L’économie solide à l’ancienne fondait un monde où l’on pouvait aller au choc. L’économie liquide d’aujourd’hui évite les affrontements, de même qu’elle élude la question du pouvoir. Personne ne détient vraiment le pouvoir : c’est pour cette raison qu’il se désincarne, qu’il se loge dans les normes, les procédures, les objectifs. « Il faut » : telle serait sa formule, une formule impersonnelle et anonyme, appuyée sur de multiples formes de contrôle.

Ce n’est pourtant pas parce que le pouvoir n’est plus assumé qu’il n’existe pas. On pourrait dire qu’il s’est déplacé, et qu’il se loge même quelquefois en dehors des organisations.

Au lieu d’être incarné dans des lieux ou des visages, le pouvoir se cache aujourd’hui dans des consignes, des objectifs, des procédures. Ce ne sont plus les ordres d’un centre unique et souverain, mais les éléments d’une chaîne invisible. Une chaîne dont les consultants, les juristes qui font du lobbying à Bruxelles ou à l’OMC, les experts divers et le monde de la finance sont les maillons.

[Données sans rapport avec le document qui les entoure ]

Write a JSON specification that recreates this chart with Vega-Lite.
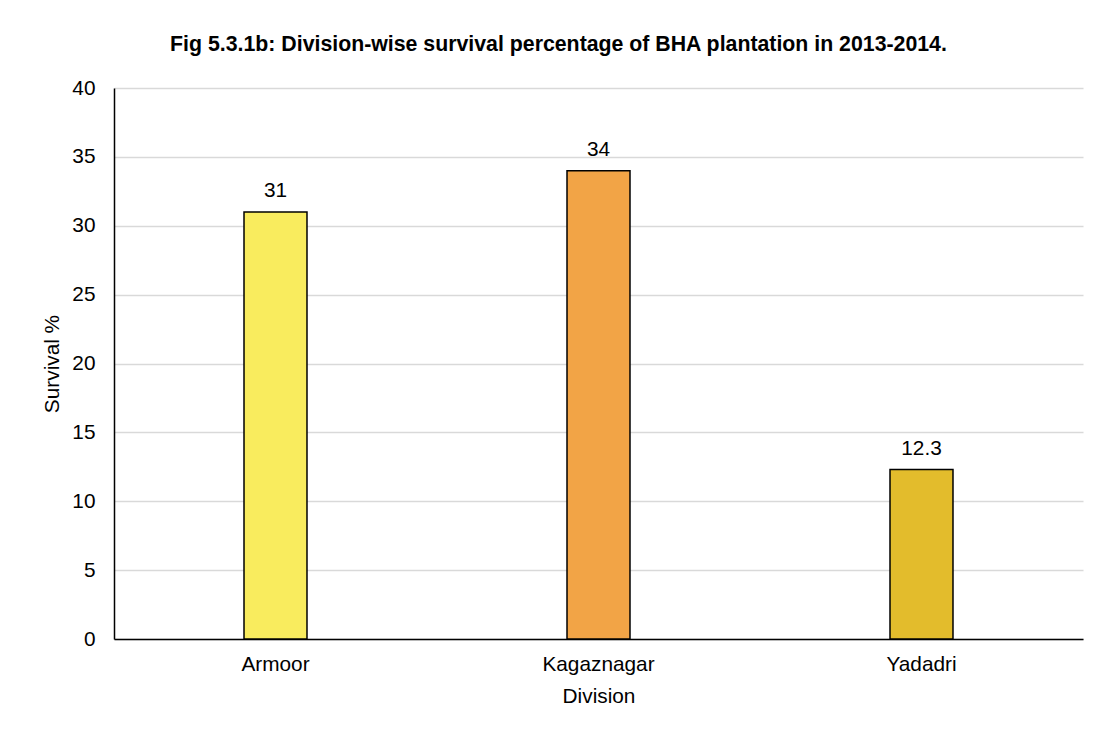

On n’affronte pas une telle chaîne comme on pouvait jadis faire face à un patron tout-puissant. Mais qui nous dit qu’elle ne comporte pas des maillons faibles ? Reprendre la main, pour les équipes syndicales, cela signifie alors se glisser à l’intérieur de la chaîne, créer des points de passage obligé, à l’image du CHSCT. La force de frappe réside moins ici dans la masse mise en jeu que dans la précision et l’expertise des équipes. Juristes, experts comptables en externe, cadres en interne sont alors des ressources précieuses pour entrer dans ces nouveaux rapports de force.